Attitudes in Japan toward racially similar peoples contrast sharply with those of Europe, where international marriages have always been common, particularly among the aristocracy, and where class has been more important than nationality or minor physical differences. (...) In the East Asia mixed marriages occurred only between the social scum of port cities.
The racist attitudes of East Asia are clearest in the treatment of children of mixed marriages. In Korea and Vietnam the offspring of American soldiers and native women, usually of low social status, have normally been rejected by the local society or subjected to severe discrimination. (...)
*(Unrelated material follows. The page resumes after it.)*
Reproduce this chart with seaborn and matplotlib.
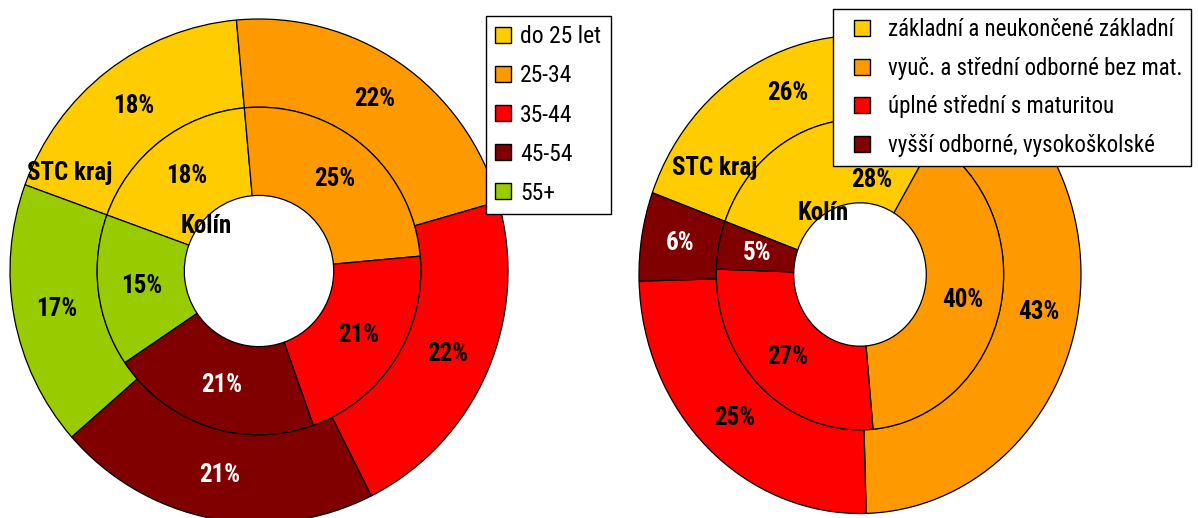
import matplotlib
matplotlib.use("Agg")
import matplotlib.pyplot as plt
from matplotlib import font_manager as fm
from matplotlib.lines import Line2D
import seaborn as sns

# age structure (left donut) - inner ring Kolín, outer ring STC kraj
age_groups = ["do 25 let", "25-34", "35-44", "45-54", "55+"]
age_kolin = [18, 25, 21, 21, 15]
age_stc = [18, 22, 22, 21, 17]

# education (right donut)
edu_groups = [
    "základní a neukončené základní",
    "vyuč. a střední odborné bez mat.",
    "úplné střední s maturitou",
    "vyšší odborné, vysokoškolské",
]
edu_kolin = [28, 40, 27, 5]
edu_stc = [26, 43, 25, 6]

age_colors = ["#FFCC00", "#FF9900", "#FF0000", "#800000", "#99CC00"]
edu_colors = age_colors[:4]
DARK = "#800000"

sns.set_style("white")
plt.rcParams["text.color"] = "black"

# narrow sans like Arial Narrow, whatever is installed
installed = {f.name for f in fm.fontManager.ttflist}
narrow = [n for n in ["Liberation Sans Narrow", "Arial Narrow", "Nimbus Sans Narrow",
                      "Roboto Condensed", "PT Sans Narrow", "Archivo Narrow"] if n in installed]
if narrow:
    plt.rcParams["font.family"] = [narrow[0], "DejaVu Sans"]
else:
    plt.rcParams["font.family"] = ["DejaVu Sans"]
    plt.rcParams["font.stretch"] = "condensed"

W, H = 1198, 518
fig = plt.figure(figsize=(W / 100, H / 100), dpi=100)
PAD = 1.08
RING = 0.35


def donut_axes(cx, cy, rx, ry):
    return fig.add_axes([(cx - rx * PAD) / W, (H - cy - ry * PAD) / H,
                         2 * rx * PAD / W, 2 * ry * PAD / H])


def draw_donut(ax, inner, outer, colors):
    texts = []
    for vals, radius in ((outer, 1.0), (inner, 1.0 - RING)):
        _, _, autotexts = ax.pie(
            vals, colors=colors, radius=radius, startangle=160, counterclock=False,
            autopct="%.0f%%", pctdistance=(radius - RING / 2) / radius,
            wedgeprops=dict(width=RING, edgecolor="black", linewidth=0.9),
            textprops=dict(fontsize=18, fontweight="bold"),
        )
        for t, c in zip(autotexts, colors):
            t.set_color("white" if c == DARK else "black")
        texts.append(autotexts)
    ax.set_aspect("auto")
    ax.set_xlim(-PAD, PAD)
    ax.set_ylim(-PAD, PAD)
    ax.axis("off")
    return texts


def make_legend(labels, colors, anchor, size, hl, htp, lsp):
    handles = [Line2D([], [], linestyle="none", marker="s", markersize=11.5,
                      markerfacecolor=c, markeredgecolor="black", markeredgewidth=1)
               for c in colors]
    leg = fig.legend(handles, labels, loc="upper left",
                     bbox_to_anchor=(anchor[0] / W, 1 - anchor[1] / H),
                     frameon=True, fancybox=False, framealpha=1, edgecolor="black",
                     fontsize=size, handlelength=hl, handletextpad=htp,
                     labelspacing=lsp, borderpad=0.4, borderaxespad=0)
    leg.get_frame().set_linewidth(1.0)
    return leg


ax1 = donut_axes(259, 271, 249, 252)
draw_donut(ax1, age_kolin, age_stc, age_colors)
ax1.text(-0.76, 0.39, "STC kraj", ha="center", va="center", fontsize=18, fontweight="bold")
ax1.text(-0.21, 0.18, "Kolín", ha="center", va="center", fontsize=18, fontweight="bold")

ax2 = donut_axes(860, 274.5, 221, 239)
outer_t, inner_t = draw_donut(ax2, edu_kolin, edu_stc, edu_colors)
inner_t[0].set_position((0.054, 0.395))
ax2.text(-0.656, 0.446, "STC kraj", ha="center", va="center", fontsize=18, fontweight="bold")
ax2.text(-0.167, 0.257, "Kolín", ha="center", va="center", fontsize=18, fontweight="bold")

make_legend(age_groups, age_colors, (486, 16), 17, 0.64, 0.4, 0.68)
make_legend(edu_groups, edu_colors, (833, 9), 16.5, 1.75, 0.24, 0.68)

fig.savefig("out.png", dpi=100, facecolor="white")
* Acceptance of foreigners *
The strength of the "we-they" dichotomy among the Japanese has created special problems for those who have gone for prolonged periods to foreign countries. (...) When people of Japanese descent visit Japan as successful citizens of their new countries, it is all too clear that they are not "insider" Japanese but "outsider" foreigners.
If it is extremely difficult for other East Asians living in Japan to cross over the imaginary "racial line" and actual "cultural line" into full membership in Japanese society, it is all but impossible for a Westerner. Occidentals are treated with amazing kindness and hospitality, though rarely invited to a Japanese home simply because of the embarrassing lack of space. (...) Usually the treatment they receive is so generous as to make them seriously embarrassed when it comes to reciprocating.
But such kind treatment is based on the assumption that they will remain merely visitors or at least outsiders. It is very difficult for a Westerner to be accepted as truly one of the group. A Westerner who becomes very well informed about Japan may even be resented. To the extent that he becomes accustomed to Japanese habits of thought and ways of life he may come to be considered a hen na gaijin, a "foreigner with a screw loose", who makes the Japanese feel ill at ease. True fluency in Japanese may rise feelings bordering on hostility, though a few outrageously mispronounced phrases will produce enthusiastic praise. The Japanese feel that foreigners should never forget that they are foreigners.
Many Americans living in Japan are infuriated by their ultimate rejection and irritated by the unconsciously pejorative overtones of words used for foreigners.